[time-nuts] Low-Cost Rubidium Performance
lists at rtty.us
Thu Feb 9 22:04:54 UTC 2012
You might check how well buffered the 60 MHz is before you tap into it. It
may need a bit buffering.
From: time-nuts-bounces at febo.com [mailto:time-nuts-bounces at febo.com] On
Behalf Of Magnus Danielson
Sent: Thursday, February 09, 2012 4:29 PM
To: time-nuts at febo.com
Subject: Re: [time-nuts] Low-Cost Rubidium Performance
On 02/09/2012 10:04 PM, Javier Herrero wrote:
> El 09/02/2012 21:06, Magnus Danielson escribió:
>> I was just thinking about that. For these more modern 5680A, just the
>> Q of the resonance and the loop filter / loop bandwidth would not
>> allow for so much high frequency side-bands of the DDS to pass through.
> The loop filter at least should have good rejection to the 1400Hz
> frequency presumed to be used for the detection... although in the phase
> noise plots I've not seen a very significant spur at that frequency.
Consider that it is de-modulated and then low-pass filtered.
Also, it is the alternating rate and not 1400 Hz difference in DDS
setting which is the key parameter here. The 1400 Hz gives a hint of the
Q-value however, which seems to be lower on these than on any of my
larger rubidiums, but it is maybe to be expected.

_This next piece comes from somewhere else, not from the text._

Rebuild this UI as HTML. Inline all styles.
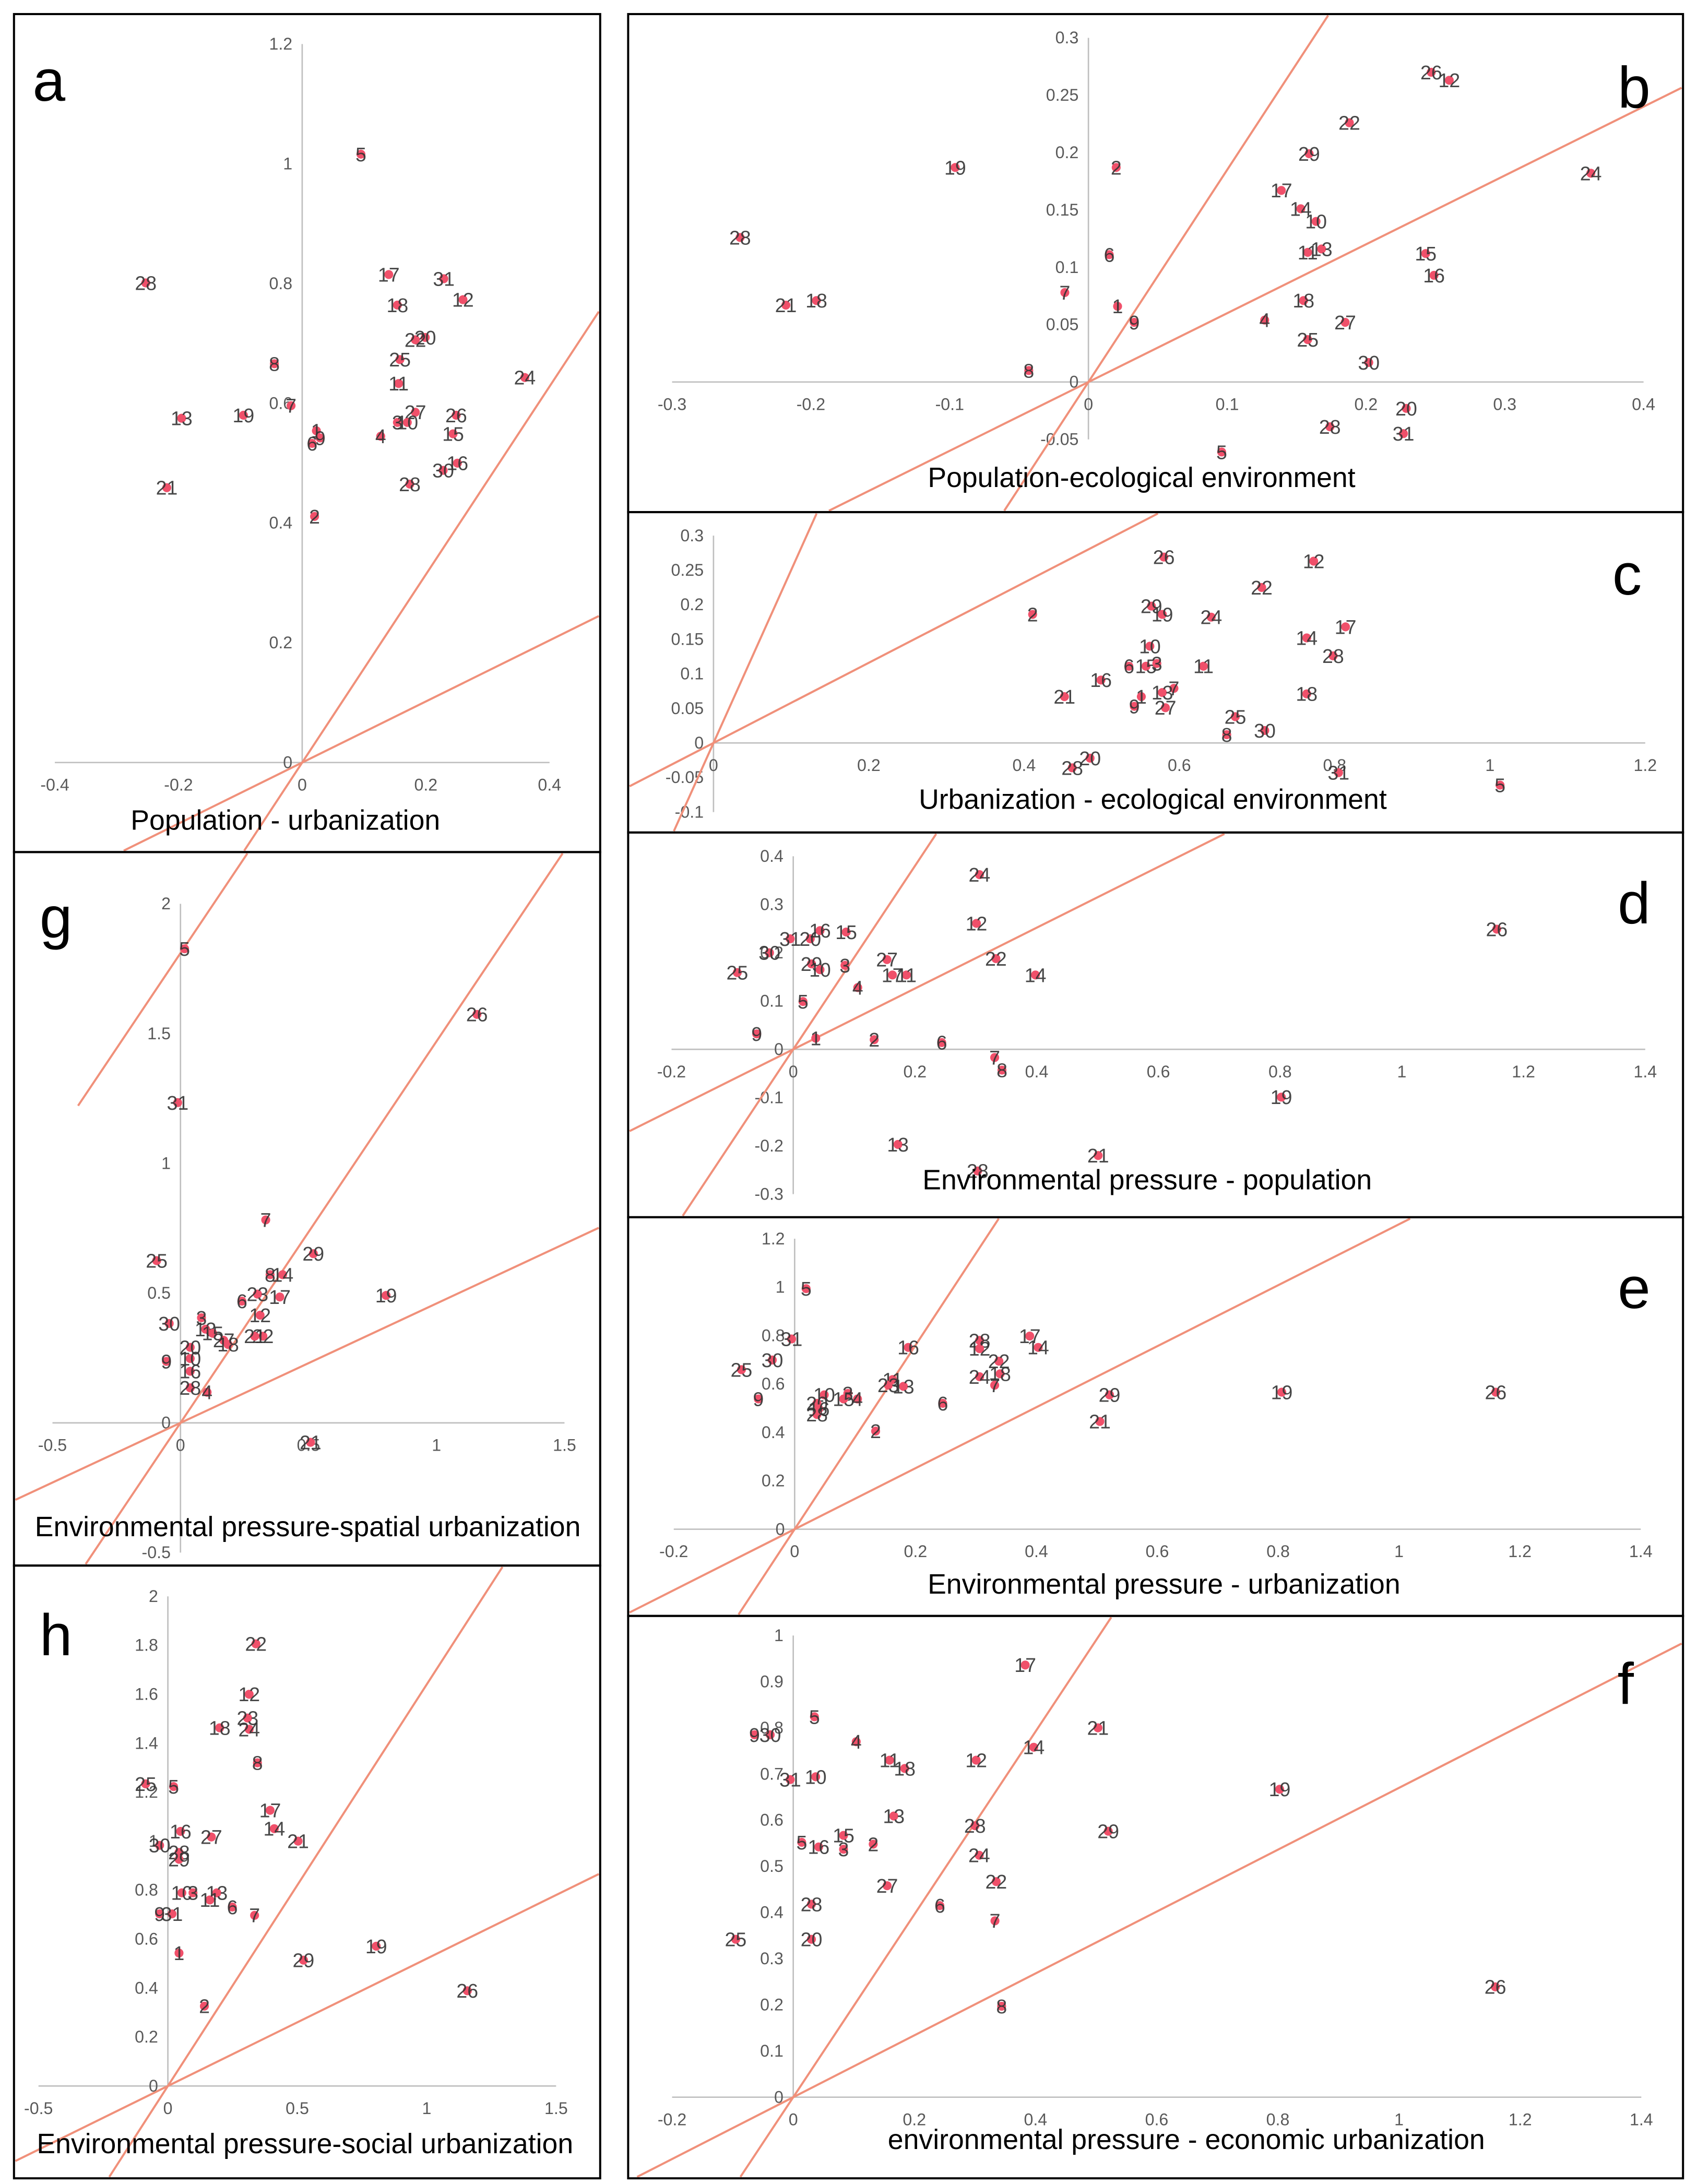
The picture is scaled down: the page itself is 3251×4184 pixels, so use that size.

>> The low frequency DDS variations will go through however.
> Yes :)
>> I'd expect that the DDS noise creeps onto the 10 MHz signal one way or
>> another, such as the CPLD or other location where separation is poor.
>> It would be a bit fun to hunt around and see where the noise creeps in.
> Quite a bit. Would be helpful to see how bad is the 60MHz signal
> available inside :) All those 1Hz spaced spurs (and multiples...) could
> be originated by the CPLD.
Hmm, picking up the 60 MHz is quite easy! I just don't have the matching
connector at home. Maybe I can borrow one from work.
>> It would also be fun to see what a mixer based PI-loop OCXO cleanup
>> (using say a spare 10811) would do. Using a pre-filter and mixer (to
>> avoid severe intermodulations) while still getting a decenting
>> filtering effect.
> Also... perhaps using the 60MHz instead if it is cleaner... I've a spare
> 10544 and a 10811 that would love to use for cleaning up the output (but
> lack of time for now to play around as much as I would like :) )
You could build a synchronous re-generative divider to divide 60 MHz
into 10 MHz (and 50 MHz). It's not that much components for a low-noise
divider. A re-generative divider could also produce 20 MHz and 40 MHz,
where 20 MHz is useful for among other things Z12T.